[START]

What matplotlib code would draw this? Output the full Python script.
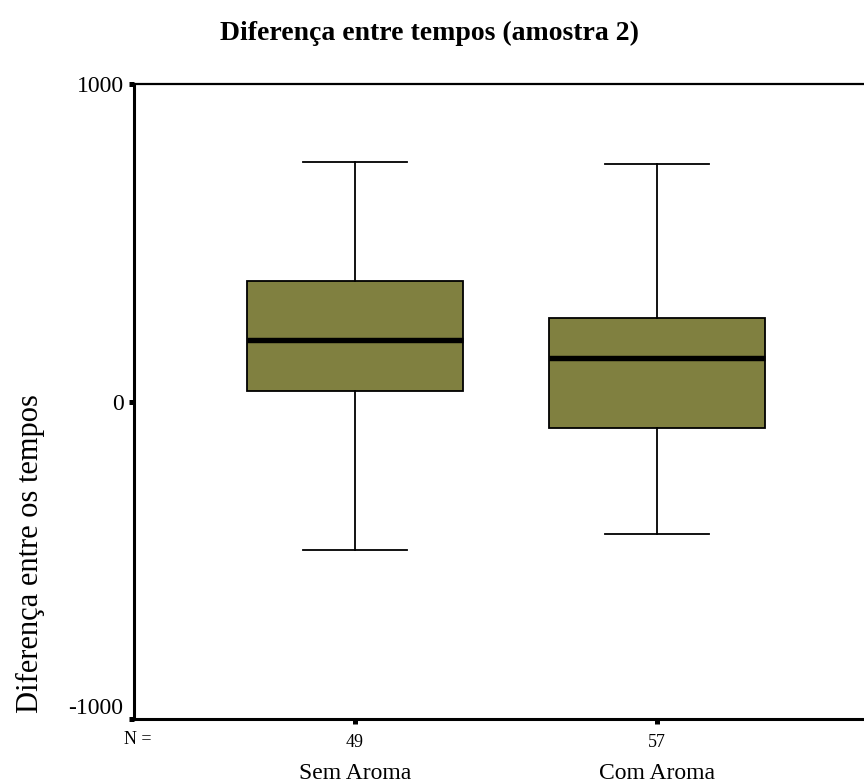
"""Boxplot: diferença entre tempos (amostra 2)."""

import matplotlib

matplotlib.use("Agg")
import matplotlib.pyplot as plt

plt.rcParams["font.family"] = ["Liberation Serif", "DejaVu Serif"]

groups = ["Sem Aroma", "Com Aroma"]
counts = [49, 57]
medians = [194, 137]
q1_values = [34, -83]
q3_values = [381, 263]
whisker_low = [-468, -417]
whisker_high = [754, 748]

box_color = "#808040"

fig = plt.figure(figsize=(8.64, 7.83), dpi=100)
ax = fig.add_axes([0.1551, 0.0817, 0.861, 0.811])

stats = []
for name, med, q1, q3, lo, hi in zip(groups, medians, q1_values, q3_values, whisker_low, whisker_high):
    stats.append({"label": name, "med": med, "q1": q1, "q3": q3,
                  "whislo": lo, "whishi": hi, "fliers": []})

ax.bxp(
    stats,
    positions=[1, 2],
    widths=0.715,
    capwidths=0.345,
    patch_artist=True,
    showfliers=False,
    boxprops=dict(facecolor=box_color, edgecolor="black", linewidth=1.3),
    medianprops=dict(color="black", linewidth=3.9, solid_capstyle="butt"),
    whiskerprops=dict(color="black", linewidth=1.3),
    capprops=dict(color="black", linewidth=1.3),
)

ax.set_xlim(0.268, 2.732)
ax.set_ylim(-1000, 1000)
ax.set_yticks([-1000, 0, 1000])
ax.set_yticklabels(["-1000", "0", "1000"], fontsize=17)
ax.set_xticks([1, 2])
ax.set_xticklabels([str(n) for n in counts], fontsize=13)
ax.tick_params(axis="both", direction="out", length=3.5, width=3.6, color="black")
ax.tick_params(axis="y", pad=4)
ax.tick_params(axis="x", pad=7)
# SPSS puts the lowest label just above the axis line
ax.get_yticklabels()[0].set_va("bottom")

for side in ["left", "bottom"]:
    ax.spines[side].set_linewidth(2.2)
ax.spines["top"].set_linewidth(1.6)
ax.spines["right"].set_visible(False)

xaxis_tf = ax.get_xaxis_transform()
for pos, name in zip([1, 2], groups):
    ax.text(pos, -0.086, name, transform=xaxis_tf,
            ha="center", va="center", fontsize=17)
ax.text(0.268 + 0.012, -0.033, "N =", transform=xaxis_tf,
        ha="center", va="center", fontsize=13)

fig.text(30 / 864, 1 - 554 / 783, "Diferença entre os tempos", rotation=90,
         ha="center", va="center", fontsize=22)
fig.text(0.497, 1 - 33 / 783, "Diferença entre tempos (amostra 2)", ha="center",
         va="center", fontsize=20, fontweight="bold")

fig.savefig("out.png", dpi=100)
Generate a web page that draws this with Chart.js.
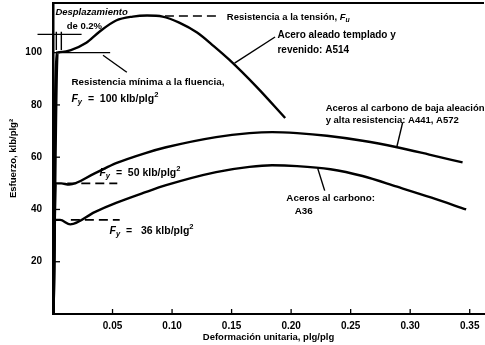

[END]

* [Set task]: Skip the images and write out the rest of the listing exactly.

* [Result of the task]:
What matplotlib code would draw this? Output the full Python script.
"""Boxplot: diferença entre tempos (amostra 2)."""

import matplotlib

matplotlib.use("Agg")
import matplotlib.pyplot as plt

plt.rcParams["font.family"] = ["Liberation Serif", "DejaVu Serif"]

groups = ["Sem Aroma", "Com Aroma"]
counts = [49, 57]
medians = [194, 137]
q1_values = [34, -83]
q3_values = [381, 263]
whisker_low = [-468, -417]
whisker_high = [754, 748]

box_color = "#808040"

fig = plt.figure(figsize=(8.64, 7.83), dpi=100)
ax = fig.add_axes([0.1551, 0.0817, 0.861, 0.811])

stats = []
for name, med, q1, q3, lo, hi in zip(groups, medians, q1_values, q3_values, whisker_low, whisker_high):
    stats.append({"label": name, "med": med, "q1": q1, "q3": q3,
                  "whislo": lo, "whishi": hi, "fliers": []})

ax.bxp(
    stats,
    positions=[1, 2],
    widths=0.715,
    capwidths=0.345,
    patch_artist=True,
    showfliers=False,
    boxprops=dict(facecolor=box_color, edgecolor="black", linewidth=1.3),
    medianprops=dict(color="black", linewidth=3.9, solid_capstyle="butt"),
    whiskerprops=dict(color="black", linewidth=1.3),
    capprops=dict(color="black", linewidth=1.3),
)

ax.set_xlim(0.268, 2.732)
ax.set_ylim(-1000, 1000)
ax.set_yticks([-1000, 0, 1000])
ax.set_yticklabels(["-1000", "0", "1000"], fontsize=17)
ax.set_xticks([1, 2])
ax.set_xticklabels([str(n) for n in counts], fontsize=13)
ax.tick_params(axis="both", direction="out", length=3.5, width=3.6, color="black")
ax.tick_params(axis="y", pad=4)
ax.tick_params(axis="x", pad=7)
# SPSS puts the lowest label just above the axis line
ax.get_yticklabels()[0].set_va("bottom")

for side in ["left", "bottom"]:
    ax.spines[side].set_linewidth(2.2)
ax.spines["top"].set_linewidth(1.6)
ax.spines["right"].set_visible(False)

xaxis_tf = ax.get_xaxis_transform()
for pos, name in zip([1, 2], groups):
    ax.text(pos, -0.086, name, transform=xaxis_tf,
            ha="center", va="center", fontsize=17)
ax.text(0.268 + 0.012, -0.033, "N =", transform=xaxis_tf,
        ha="center", va="center", fontsize=13)

fig.text(30 / 864, 1 - 554 / 783, "Diferença entre os tempos", rotation=90,
         ha="center", va="center", fontsize=22)
fig.text(0.497, 1 - 33 / 783, "Diferença entre tempos (amostra 2)", ha="center",
         va="center", fontsize=20, fontweight="bold")

fig.savefig("out.png", dpi=100)
Generate a web page that draws this with Chart.js.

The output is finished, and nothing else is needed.